Name: Kim Perri
Children: Casey, 18; Michelle, 18; Joshua, 15
Occupation: Stay-at-home mom
Go-to dinner: Ma Perri's spaghetti sauce and pasta
Biggest pet peeve: "When I hear people give the public schools a bad rep," Perri said. "People don't really understand how good our schools are and how blessed we are, especially here in Bluffton."
Hobbies: Going to the beach and reading -- preferably at the same time
Volunteer work: Perri is the ministry leader of God's Goods Thrift Store. She volunteers 40 to 50 hours a week at the Bluffton store.
Favorite mommy moment: "Our family went on a mission trip to Belize," she said. "It kind of changed our life. That's why God's Goods got started -- because we all realized how blessed we are. We were coming home from that trip, and one of my children, and I can't even tell you who it was; it was one of the girls. They were texting their friends about school starting back because we went in August. And they were talking about the latest cell phone that they were going to bring back to school with them. ... And one of the girls said, 'Mom, how can we even think about the latest cell phone when we have one and we were just in a place where the children didn't even have shoes?' (choking back tears) It was like, 'Wow, they really got it.'"
Most challenging moment: Perri's good friend, Elizabeth, died of cervical cancer. Perri said she was like a second mother to her children. "Walking through three years with her (battling cancer), and my children saw that too," Perri said. "She died a year ago February. It was a challenge and a blessing. ... She never let anything get her down.
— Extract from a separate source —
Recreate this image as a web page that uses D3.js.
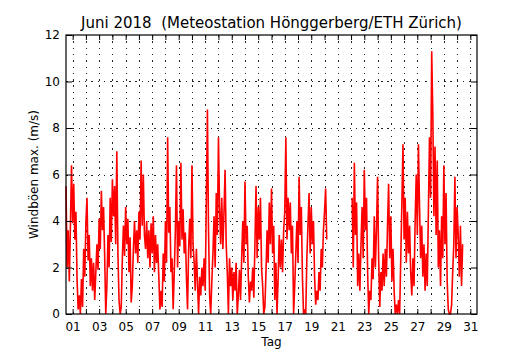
<!DOCTYPE html>
<html><head><meta charset="utf-8">
<script src="https://cdn.jsdelivr.net/npm/d3@7/dist/d3.min.js"></script>
<style>
body{margin:0;background:#fff}
svg text{font-family:"DejaVu Sans",sans-serif;fill:#000}
</style>
</head><body>
<svg id="chart" width="530" height="350"></svg>
<script>
const titleText = "Juni 2018  (Meteostation Hönggerberg/ETH Zürich)";
const yLabelText = "Windböen max. (m/s)";
const xLabelText = "Tag";
const days = d3.range(1, 32);
const dayLabels = ["01","03","05","07","09","11","13","15","17","19","21","23","25","27","29","31"];
const yTicks = [0, 2, 4, 6, 8, 10, 12];
const stepHours = 2;
// max gusts (m/s), one value every 2 hours, June 1 00:00 .. June 30 22:00 (null = no data)
const gust = [
  5.5,2.0,3.6,1.4,3.8,6.4,3.9,5.6,3.2,4.4,1.5,0.2,
  0.8,0.0,1.5,0.3,2.8,1.6,3.9,5.0,2.3,3.4,1.2,2.4,
  1.0,2.2,0.6,1.8,3.0,1.9,4.1,2.8,5.3,3.6,4.6,2.5,
  0.0,1.2,3.4,2.0,5.0,3.1,5.8,4.2,5.5,3.0,7.0,2.6,
  0.6,0.0,0.3,2.4,3.8,2.5,4.6,3.0,4.1,1.8,3.3,0.5,
  1.2,2.8,4.0,2.6,3.6,2.2,4.4,3.2,6.6,3.8,6.0,3.4,
  2.8,4.0,2.4,3.6,2.0,3.9,2.6,4.2,1.8,3.4,2.2,3.0,
  1.6,0.2,1.0,0.3,2.6,1.4,4.0,2.2,7.6,3.5,4.6,1.8,
  2.4,0.2,1.8,3.6,6.4,2.0,4.0,2.9,6.5,3.2,4.5,2.6,
  3.5,1.6,0.2,2.8,4.1,2.4,6.4,3.0,2.2,1.0,2.8,1.4,
  0.0,1.6,0.8,2.0,1.2,2.4,1.0,4.8,8.8,3.6,0.8,0.0,
  1.4,2.6,4.2,2.0,5.2,3.4,7.6,4.6,3.0,5.0,2.8,4.4,
  6.2,3.0,1.8,0.0,2.4,1.2,2.0,0.6,1.8,1.0,2.2,0.0,
  0.8,1.9,0.6,2.4,4.0,2.2,5.7,3.0,3.8,1.6,0.5,1.4,
  1.0,2.0,0.7,3.0,5.5,2.4,4.6,3.2,5.0,2.0,1.2,0.0,
  0.3,1.8,3.6,2.2,4.8,3.0,5.4,2.6,3.8,0.6,2.2,0.0,
  1.5,3.4,2.0,3.2,1.8,3.6,4.4,7.6,3.2,5.0,3.6,4.8,
  2.6,3.8,0.0,1.2,2.6,4.0,2.2,5.9,3.4,4.6,1.6,0.0,
  0.2,0.0,2.4,3.8,5.2,2.6,4.6,3.0,4.0,1.6,0.4,1.0,
  0.6,1.8,1.0,2.8,2.0,3.6,4.4,5.4,3.2,null,null,null,
  null,null,null,null,null,null,null,null,null,null,null,null,
  null,null,null,null,null,null,null,5.0,2.0,6.5,3.4,4.8,
  1.2,2.6,1.0,3.0,4.6,2.4,6.2,3.6,5.0,1.8,0.0,1.0,
  0.6,2.4,1.5,4.2,2.0,3.6,5.9,2.4,0.3,1.8,1.0,2.6,
  1.2,2.8,1.6,3.8,5.6,2.4,4.2,1.4,2.8,1.0,0.0,0.4,
  0.0,0.6,0.0,2.4,4.8,7.3,3.2,5.0,2.2,4.4,2.6,3.8,
  1.8,0.8,2.4,1.2,4.0,6.0,3.4,7.3,4.6,2.4,3.8,1.6,
  3.0,1.0,2.6,1.2,4.4,7.6,5.0,11.3,8.6,4.2,7.2,3.4,
  6.6,2.0,3.6,1.2,4.2,2.4,6.4,3.0,5.2,1.4,0.2,0.0,
  0.0,0.4,1.8,3.0,5.9,2.4,4.6,3.4,1.6,3.8,1.2,3.0
];

const L = 66, R = 477, T = 35, B = 314;
const svg = d3.select("#chart");
const x = d3.scaleLinear().domain([0, 31]).range([L, R]);
const y = d3.scaleLinear().domain([0, 12]).range([B, T]);

// grid
const grid = svg.append("g").attr("stroke", "#222").attr("stroke-width", 1)
  .attr("stroke-dasharray", "1.5,4.8").attr("shape-rendering", "crispEdges");
grid.selectAll("line.v").data(days).join("line").attr("class", "v")
  .attr("x1", d => Math.round(x(d - 0.5)) + 0.5).attr("x2", d => Math.round(x(d - 0.5)) + 0.5)
  .attr("y1", T).attr("y2", B);
grid.selectAll("line.h").data(yTicks.slice(1, -1)).join("line").attr("class", "h")
  .attr("y1", d => Math.round(y(d)) + 0.5).attr("y2", d => Math.round(y(d)) + 0.5)
  .attr("x1", L).attr("x2", R);

// data line
const pts = gust.map((v, i) => ({t: i * stepHours / 24, v}));
const line = d3.line().defined(d => d.v != null).x(d => x(d.t)).y(d => y(d.v));
svg.append("path").datum(pts).attr("d", line).attr("fill", "none")
  .attr("stroke", "#ff0000").attr("stroke-width", 1.6).attr("stroke-linejoin", "miter");

// axes
const xAxis = d3.axisBottom(x).tickValues(days.map(d => d - 0.5))
  .tickFormat(t => { const s = String(t + 0.5).padStart(2, "0"); return dayLabels.includes(s) ? s : ""; })
  .tickSizeInner(-5).tickSizeOuter(0).tickPadding(8);
const gx = svg.append("g").attr("transform", `translate(0,${B})`).call(xAxis);
const xTop = d3.axisTop(x).tickValues(days.map(d => d - 0.5)).tickFormat("")
  .tickSizeInner(-5).tickSizeOuter(0);
const gxt = svg.append("g").attr("transform", `translate(0,${T})`).call(xTop);
const yAxis = d3.axisLeft(y).tickValues(yTicks).tickFormat(d3.format("d"))
  .tickSizeInner(-6).tickSizeOuter(0).tickPadding(6);
const gy = svg.append("g").attr("transform", `translate(${L},0)`).call(yAxis);
const yRight = d3.axisRight(y).tickValues(yTicks).tickFormat("")
  .tickSizeInner(-6).tickSizeOuter(0);
const gyr = svg.append("g").attr("transform", `translate(${R},0)`).call(yRight);
[gx, gxt, gy, gyr].forEach(g => {
  g.select(".domain").remove();
  g.selectAll("line").attr("stroke", "#000").attr("stroke-width", 1);
  g.selectAll("text").attr("font-size", 12).attr("font-family", "DejaVu Sans");
});

// frame
svg.append("rect").attr("x", L).attr("y", T).attr("width", R - L).attr("height", B - T)
  .attr("fill", "none").attr("stroke", "#000").attr("stroke-width", 1.2);

// labels
svg.append("text").attr("x", (L + R) / 2).attr("y", 28).attr("text-anchor", "middle")
  .attr("font-size", 15).style("white-space", "pre").text(titleText);
svg.append("text").attr("x", (L + R) / 2).attr("y", 346).attr("text-anchor", "middle")
  .attr("font-size", 12).text(xLabelText);
svg.append("text").attr("transform", `translate(38,${(T + B) / 2}) rotate(-90)`)
  .attr("text-anchor", "middle").attr("font-size", 12).text(yLabelText);
</script>
</body></html>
Walking through all the chemo and the surgeries, she was always so positive. And that spread to everybody who surrounded her."
Stress reliever: Devotion time with God every morning, traveling with her husband and spending time with her girlfriends
Advice for other moms: "Recognize the season you're in, and embrace it," she said. "Enjoy them while they're little, and have fun with that. ... When they were in middle school and they were so like middle schoolers can be -- just difficult sometimes, then you say, 'Oh, I can't wait until they get out of this stage.' But why not embrace that season of life instead of wishing for something different? You're there. You might as well enjoy it."